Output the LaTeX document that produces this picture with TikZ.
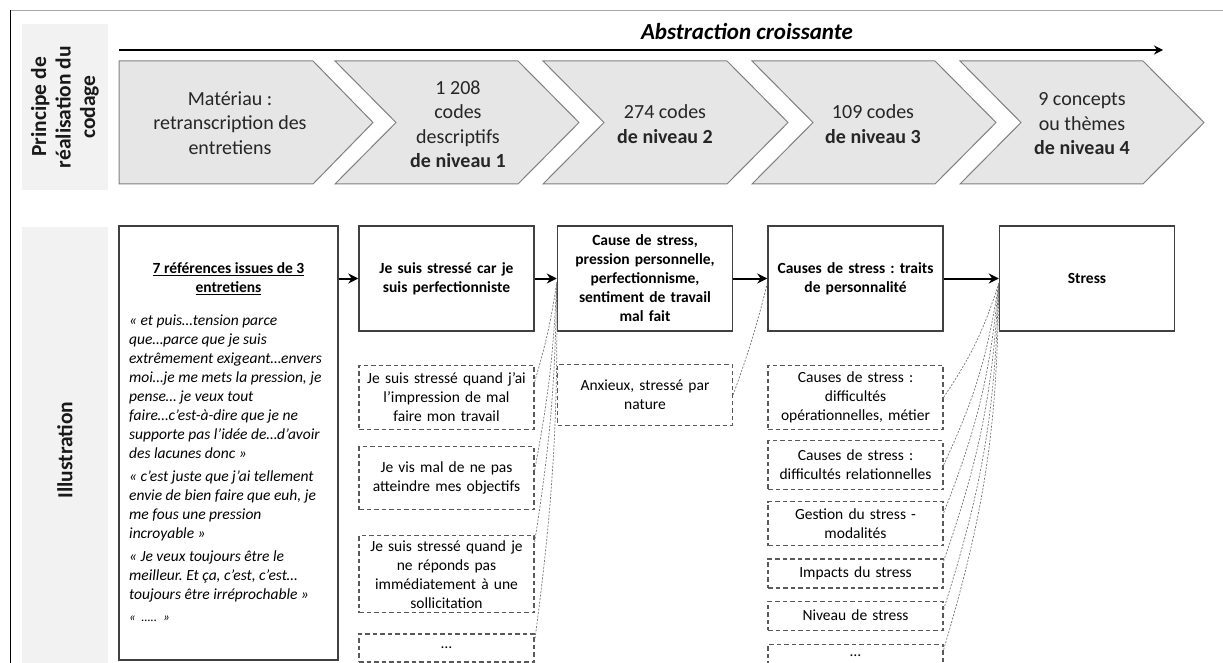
\documentclass[tikz,border=0pt]{standalone}
\usepackage{fontspec}
\setmainfont{Carlito}
\usepackage{tikz}
\usetikzlibrary{shapes.geometric, arrows.meta, positioning}
\frenchspacing
\definecolor{chevfill}{RGB}{231,230,230}
\definecolor{sidefill}{RGB}{242,242,242}
\tikzstyle{chev} = [draw=black!50, fill=chevfill, line width=1pt, line join=miter]
\tikzstyle{chevtext} = [align=center, text=black!85, font=\fontsize{20}{24.5}\selectfont]
\tikzstyle{side} = [rectangle, fill=sidefill, align=center, text=black!90, font=\fontsize{21.5}{24.5}\selectfont\bfseries]
\tikzstyle{mainbox} = [rectangle, draw=black!75, line width=1.5pt, minimum width=175pt, minimum height=105pt, text width=165pt, inner sep=0pt, align=center, font=\fontsize{15.5}{19}\selectfont\bfseries]
\tikzstyle{codebox} = [rectangle, draw=black!65, line width=1.2pt, dash pattern=on 4.5pt off 3pt, text width=171pt, inner sep=2pt, align=center, font=\fontsize{15.5}{19}\selectfont]
\tikzstyle{arrow} = [line width=2pt,->,>={Stealth[length=10pt,width=10pt]}]
\tikzstyle{link} = [draw=black!55, line width=0.7pt, dash pattern=on 2pt off 1.5pt]

\begin{document}
\begin{tikzpicture}[x=1pt, y=-1pt]
\useasboundingbox (0,0) rectangle (1223,663);
% frame
\draw [black!35, line width=1pt] (10,10.5) -- (1223,10.5);
\draw [black, line width=1pt] (10,10) -- (10,663);
% side labels
\node (principe) [side, rotate=90, minimum width=166pt, minimum height=86pt] at (65,107) {Principe de\\réalisation du\\codage};
\node (illus) [side, rotate=90, minimum width=446pt, minimum height=86pt] at (65,450) {Illustration};
% abstraction arrow
\coordinate (absL) at (119,50);
\coordinate (absR) at (1163,50);
\draw [line width=2.5pt,->,>={Stealth[length=9pt,width=9pt]}] (absL) -- (absR);
\node (abstr) [font=\fontsize{23}{26}\selectfont\bfseries\itshape] at (747,32) {Abstraction croissante};
% chevrons
\draw [chev] (119,61) -- (313,61) -- (373,122.5) -- (313,184) -- (119,184) -- cycle;
\draw [chev] (335,61) -- (518,61) -- (579,122.5) -- (518,184) -- (335,184) -- (396,122.5) -- cycle;
\draw [chev] (543,61) -- (727,61) -- (788,122.5) -- (727,184) -- (543,184) -- (604,122.5) -- cycle;
\draw [chev] (752,61) -- (935,61) -- (996,122.5) -- (935,184) -- (752,184) -- (813,122.5) -- cycle;
\draw [chev] (960,61) -- (1143,61) -- (1204,122.5) -- (1143,184) -- (960,184) -- (1021,122.5) -- cycle;
\node (lvl0) [chevtext] at (230,123) {Matériau :\\retranscription des\\entretiens};
\node (lvl1) [chevtext] at (458,124) {1 208\\codes\\descriptifs\\\textbf{de niveau 1}};
\node (lvl2) [chevtext] at (665,124) {274 codes\\\textbf{de niveau 2}};
\node (lvl3) [chevtext] at (873,124) {109 codes\\\textbf{de niveau 3}};
\node (lvl4) [chevtext] at (1082,124) {9 concepts\\ou thèmes\\\textbf{de niveau 4}};
% illustration boxes
\node (refs) [mainbox, minimum width=219pt, minimum height=434pt] at (228.5,443) {};
\node (refsT) [font=\fontsize{15.5}{19}\selectfont\bfseries, align=center] at (228.5,278.5) {\underline{7 références issues de 3}\\\underline{entretiens}};
\node (refsQ) [anchor=north west, align=left, inner sep=0pt, font=\fontsize{15.5}{19}\selectfont\itshape] at (129,315) {« et puis…tension parce\\que…parce que je suis\\extrêmement exigeant…envers\\moi…je me mets la pression, je\\pense… je veux tout\\faire…c’est-à-dire que je ne\\supporte pas l’idée de…d’avoir\\des lacunes donc »\\[4pt]« c’est juste que j’ai tellement\\envie de bien faire que euh, je\\me fous une pression\\incroyable »\\[4pt]« Je veux toujours être le\\meilleur. Et ça, c’est, c’est…\\toujours être irréprochable »\\[3pt]{\fontsize{13}{19}\selectfont «\ \ …..\ \ »}};
\node (perf) [mainbox] at (446.5,278.5) {Je suis stressé car je\\suis perfectionniste};
\node (cause) [mainbox, right=22pt of perf] {Cause de stress,\\pression personnelle,\\perfectionnisme,\\sentiment de travail\\mal fait};
\node (traits) [mainbox, right=34pt of cause] {Causes de stress : traits\\de personnalité};
\node (stress) [mainbox, right=55pt of traits] {Stress};
\draw [arrow] (refs.east |- perf.west) -- (perf.west);
\draw [arrow] (perf.east) -- (cause.west);
\draw [arrow] (cause.east) -- (traits.west);
\draw [arrow] (traits.east) -- (stress.west);
% level 1 codes
\node (b1) [codebox, minimum height=64pt, below=33pt of perf] {Je suis stressé quand j’ai\\l’impression de mal\\faire mon travail};
\node (b2) [codebox, minimum height=63pt, below=16pt of b1] {Je vis mal de ne pas\\atteindre mes objectifs};
\node (b3) [codebox, minimum height=77pt, below=25pt of b2] {Je suis stressé quand je\\ne réponds pas\\immédiatement à une\\sollicitation};
\node (b4) [codebox, minimum height=28pt, below=20pt of b3] {…};
% level 2 codes
\node (c1) [codebox, minimum height=61pt, below=32pt of cause] {Anxieux, stressé par\\nature};
% level 3 codes
\node (d1) [codebox, minimum height=64pt, below=33pt of traits] {Causes de stress :\\difficultés\\opérationnelles, métier};
\node (d2) [codebox, minimum height=49pt, below=10pt of d1] {Causes de stress :\\difficultés relationnelles};
\node (d3) [codebox, minimum height=44pt, below=11pt of d2] {Gestion du stress -\\modalités};
\node (d4) [codebox, minimum height=29pt, below=12pt of d3] {Impacts du stress};
\node (d5) [codebox, minimum height=29pt, below=12pt of d4] {Niveau de stress};
\node (d6) [codebox, minimum height=23pt, below=13pt of d5] {…};
% dotted links
\coordinate (causeIn) at ([yshift=-4pt]cause.west);
\coordinate (traitsIn) at ([yshift=-5pt]traits.west);
\coordinate (stressIn) at ([yshift=-5pt]stress.west);
\draw [link] (b1.10) to[bend right=4] (causeIn);
\draw [link] (b2.5) to[bend right=4] (causeIn);
\draw [link] (b3.20) to[bend right=4] (causeIn);
\draw [link] (b4.4) to[bend right=4] (causeIn);
\draw [link] (c1.east) to[bend right=3] (traitsIn);
\draw [link] (d1.east) to[bend right=8] (stressIn);
\draw [link] (d2.east) to[bend right=8] (stressIn);
\draw [link] (d3.7) to[bend right=8] (stressIn);
\draw [link] (d4.8) to[bend right=8] (stressIn);
\draw [link] (d5.4) to[bend right=8] (stressIn);
\draw [link] (d6.4) to[bend right=8] (stressIn);
\end{tikzpicture}
\end{document}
○ ○ ○ ○
### WRITTEN REQUEST
Write out again exactly the lines from the start of the data above through the line containing "2pt off 1.5pt]", inclusive, excluding any pictures.

### EXPECTED OUTPUT
Output the LaTeX document that produces this picture with TikZ.
\documentclass[tikz,border=0pt]{standalone}
\usepackage{fontspec}
\setmainfont{Carlito}
\usepackage{tikz}
\usetikzlibrary{shapes.geometric, arrows.meta, positioning}
\frenchspacing
\definecolor{chevfill}{RGB}{231,230,230}
\definecolor{sidefill}{RGB}{242,242,242}
\tikzstyle{chev} = [draw=black!50, fill=chevfill, line width=1pt, line join=miter]
\tikzstyle{chevtext} = [align=center, text=black!85, font=\fontsize{20}{24.5}\selectfont]
\tikzstyle{side} = [rectangle, fill=sidefill, align=center, text=black!90, font=\fontsize{21.5}{24.5}\selectfont\bfseries]
\tikzstyle{mainbox} = [rectangle, draw=black!75, line width=1.5pt, minimum width=175pt, minimum height=105pt, text width=165pt, inner sep=0pt, align=center, font=\fontsize{15.5}{19}\selectfont\bfseries]
\tikzstyle{codebox} = [rectangle, draw=black!65, line width=1.2pt, dash pattern=on 4.5pt off 3pt, text width=171pt, inner sep=2pt, align=center, font=\fontsize{15.5}{19}\selectfont]
\tikzstyle{arrow} = [line width=2pt,->,>={Stealth[length=10pt,width=10pt]}]
\tikzstyle{link} = [draw=black!55, line width=0.7pt, dash pattern=on 2pt off 1.5pt]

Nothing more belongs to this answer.